Gladys was born January 29 at the Gladys Porter Zoo in Brownsville, Texas. After the birth, mother, 14 -year-old “Kiazi,” didn’t respond well and rejected the infant. This behavior, which occasionally happens in first-time mothers, resulted in keepers from the Gladys Porter Zoo stepping in to hand-rear the infant until they had a plan in place. Unfortunately, all of the viable surrogates there already had young gorillas, so they began to look elsewhere. After countless phone calls with the Gladys Porter Zoo, the Association of Zoos & Aquariums (AZA) Ape Taxon Advisory Group (TAG) Maternal Management Committee and the Western Lowland Gorilla Species Survival Plan (SSP) Committee, the Cincinnati Zoo was determined to be the best home for the baby.
M’Linzi was born at the Cincinnati Zoo on December 7, 1982. On August 13, 1995 M’Linzi gave birth to daughter “Mara” and was the perfect mother. M’Linzi has a laid back, non aggressive personality that aids her socialization.
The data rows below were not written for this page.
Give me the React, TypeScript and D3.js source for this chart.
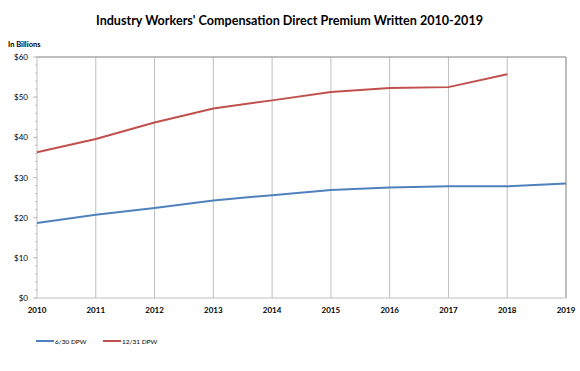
import React from "react";
import * as d3 from "d3";

const years = [2010, 2011, 2012, 2013, 2014, 2015, 2016, 2017, 2018, 2019];
const dpw630 = [18.7, 20.7, 22.4, 24.3, 25.6, 26.9, 27.5, 27.8, 27.8, 28.5];
const dpw1231 = [36.3, 39.6, 43.7, 47.2, 49.2, 51.3, 52.3, 52.5, 55.7];
const yTicks = [0, 10, 20, 30, 40, 50, 60];
const seriesNames = ["6/30 DPW", "12/31 DPW"];
const colors = ["#4F81BD", "#C0504D"];

export default function App() {
  const W = 580, H = 371;
  const left = 37, right = 566, top = 57, bottom = 298;
  const x = d3.scaleLinear().domain([2010, 2019]).range([left, right]);
  const y = d3.scaleLinear().domain([0, 60]).range([bottom, top]);
  const line = d3.line<number>().x((_, i) => x(years[i])).y((d) => y(d));
  const minor = d3.range(0, 61, 2);
  const font = "Lato, 'Open Sans', sans-serif";
  return (
    <svg width={W} height={H} style={{ position: "absolute", left: 0, top: 0, background: "#fff" }} fontFamily={font}>
      <text x={289.5} y={25} textAnchor="middle" fontSize={14} fontWeight="bold" fill="#000" textLength={387} lengthAdjust="spacingAndGlyphs">
        Industry Workers' Compensation Direct Premium Written 2010-2019
      </text>
      <text x={8} y={47} fontSize={7.5} fontWeight="bold" fill="#000">In Billions</text>
      {years.slice(1, -1).map((yr) => (
        <line key={yr} x1={x(yr)} x2={x(yr)} y1={top} y2={bottom} stroke="#BFBFBF" strokeWidth={1} />
      ))}
      <line x1={left} x2={right} y1={top} y2={top} stroke="#7F7F7F" strokeWidth={1} />
      <line x1={right} x2={right} y1={top} y2={bottom} stroke="#7F7F7F" strokeWidth={1} />
      <line x1={left} x2={left} y1={top} y2={bottom} stroke="#BFBFBF" strokeWidth={1} />
      <line x1={left} x2={right} y1={bottom} y2={bottom} stroke="#BFBFBF" strokeWidth={1} />
      {minor.map((v) => (
        <line key={"m" + v} x1={left - 2} x2={left} y1={y(v)} y2={y(v)} stroke="#BFBFBF" strokeWidth={1} />
      ))}
      {yTicks.map((v) => (
        <g key={v}>
          <line x1={left - 4} x2={left} y1={y(v)} y2={y(v)} stroke="#BFBFBF" strokeWidth={1} />
          <text x={left - 9} y={y(v) + 3} textAnchor="end" fontSize={8} fill="#000">{"$" + v}</text>
        </g>
      ))}
      {years.map((yr) => (
        <text key={yr} x={x(yr)} y={313} textAnchor="middle" fontSize={8} fontWeight="bold" fill="#000">{yr}</text>
      ))}
      <path d={line(dpw630) || ""} fill="none" stroke={colors[0]} strokeWidth={2} />
      <path d={line(dpw1231) || ""} fill="none" stroke={colors[1]} strokeWidth={2} />
      {seriesNames.map((n, i) => (
        <g key={n}>
          <line x1={36 + i * 67} x2={54 + i * 67} y1={341} y2={341} stroke={colors[i]} strokeWidth={2} />
          <text x={55 + i * 67} y={343.5} fontSize={6.5} fill="#000">{n}</text>
        </g>
      ))}
    </svg>
  );
}
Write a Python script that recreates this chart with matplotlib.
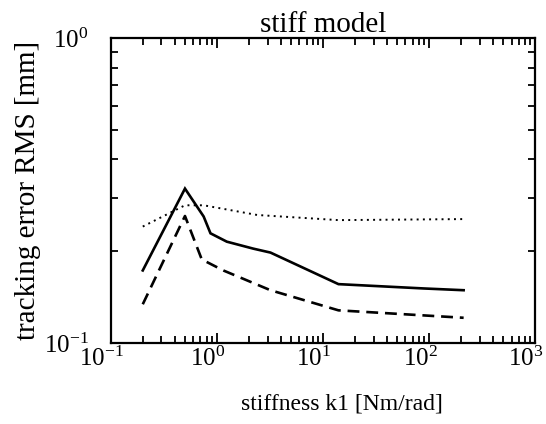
"""Tracking error RMS vs. stiffness k1 for the stiff model (log-log)."""
import matplotlib

matplotlib.use("Agg")
import matplotlib.pyplot as plt
import matplotlib.transforms as mtransforms
from matplotlib.ticker import FixedLocator, LogLocator, NullFormatter

plt.rcParams["font.family"] = ["Liberation Serif", "DejaVu Serif"]
plt.rcParams["mathtext.fontset"] = "custom"
plt.rcParams["mathtext.rm"] = "Liberation Serif"
plt.rcParams["mathtext.it"] = "Liberation Serif:italic"

# values
k_solid = [0.2, 0.5, 0.75, 0.87, 1.24, 2.2, 3.2, 14, 89, 212]
rms_solid = [0.173, 0.321, 0.26, 0.229, 0.215, 0.204, 0.198, 0.156, 0.151, 0.149]

k_dashed = [0.2, 0.5, 0.72, 1.15, 3.2, 14, 212]
rms_dashed = [0.134, 0.261, 0.188, 0.173, 0.149, 0.128, 0.121]

k_dotted = [0.2, 0.5, 0.75, 2.4, 14, 212]
rms_dotted = [0.241, 0.283, 0.283, 0.263, 0.253, 0.255]

x_ticks = [1e-1, 1e0, 1e1, 1e2, 1e3]
x_ticklabels = ["$10^{-1}$", "$10^{0}$", "$10^{1}$", "$10^{2}$", "$10^{3}$"]
y_ticks = [1e-1, 1e0]
y_ticklabels = ["$10^{-1}$", "$10^{0}$"]

fig = plt.figure(figsize=(5.46, 4.24), dpi=100)
ax = fig.add_axes([0.203, 0.191, 0.777, 0.719])

ax.plot(k_solid, rms_solid, color="black", lw=1.9, solid_joinstyle="miter")
ax.plot(k_dashed, rms_dashed, color="black", lw=1.9, linestyle=(0, (4.5, 2.6)))
ax.plot(k_dotted, rms_dotted, color="black", lw=1.4, linestyle=(0, (1, 2.2)))

ax.set_xscale("log")
ax.set_yscale("log")
ax.set_xlim(1e-1, 1e3)
ax.set_ylim(1e-1, 1e0)

ax.xaxis.set_major_locator(FixedLocator(x_ticks))
ax.set_xticklabels(x_ticklabels)
ax.xaxis.set_minor_locator(LogLocator(base=10, subs=range(2, 10)))
ax.xaxis.set_minor_formatter(NullFormatter())
ax.yaxis.set_major_locator(FixedLocator(y_ticks))
ax.set_yticklabels(y_ticklabels)
ax.yaxis.set_minor_locator(LogLocator(base=10, subs=range(2, 10)))
ax.yaxis.set_minor_formatter(NullFormatter())

ax.tick_params(which="both", direction="in", top=True, right=True, width=1.3,
               color="black")
ax.tick_params(which="major", length=7)
ax.tick_params(which="minor", length=5)
ax.tick_params(axis="x", which="major", labelsize=18, pad=3)
ax.tick_params(axis="y", which="major", labelsize=18, pad=16)

# labels in the scan sit a little left of their ticks
shift = mtransforms.ScaledTranslation(-0.09, 0, fig.dpi_scale_trans)
for lbl in ax.get_xticklabels():
    lbl.set_transform(lbl.get_transform() + shift)

for sp in ax.spines.values():
    sp.set_linewidth(1.6)

ax.set_title("stiff model", fontsize=21, pad=1)
ax.set_xlabel("stiffness k1 [Nm/rad]", fontsize=17)
ax.xaxis.set_label_coords(0.545, -0.165)
ax.set_ylabel("tracking error RMS [mm]", fontsize=21)
ax.yaxis.set_label_coords(-0.165, 0.5)

fig.savefig("out.png", dpi=100)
She has done well in any gorilla family over the last 31 years and is currently part of the Zoo’s silverback (“Jomo”) group and it is hoped that eventually she and Gladys will join this group. However, M’Linzi’s flexible social skills create many options for whatever scenario ultimately works out best for Gladys.
There are about 765 gorillas in zoos worldwide including approximately 360 in the AZA’s SSP. The Cincinnati Zoo is now home to eight Western lowland gorillas. Western lowland gorillas are critically endangered in the wild, with less than 175,000 individuals. Due primarily to habitat destruction caused by logging, mineral mining and agricultural expansion, wild gorilla numbers continue to shrink. The bushmeat trade – the killing of wild animals to be used as human food – is also a major threat to the western lowland gorilla population throughout the Central African rainforests. Over 1,000 gorillas are illegally poached for the bushmeat trade each year. The Cincinnati Zoo supports wild gorilla conservation efforts like the Mbeli Bai Study in Nouabalé-Ndoki National Park in the Republic of Congo. The Mbeli Bai Study is the longest running research being done with wild western lowland gorillas. Through research, local education programs, publications and documentaries, the Mbeli Bai Study is raising international awareness for gorillas and their struggle for survival.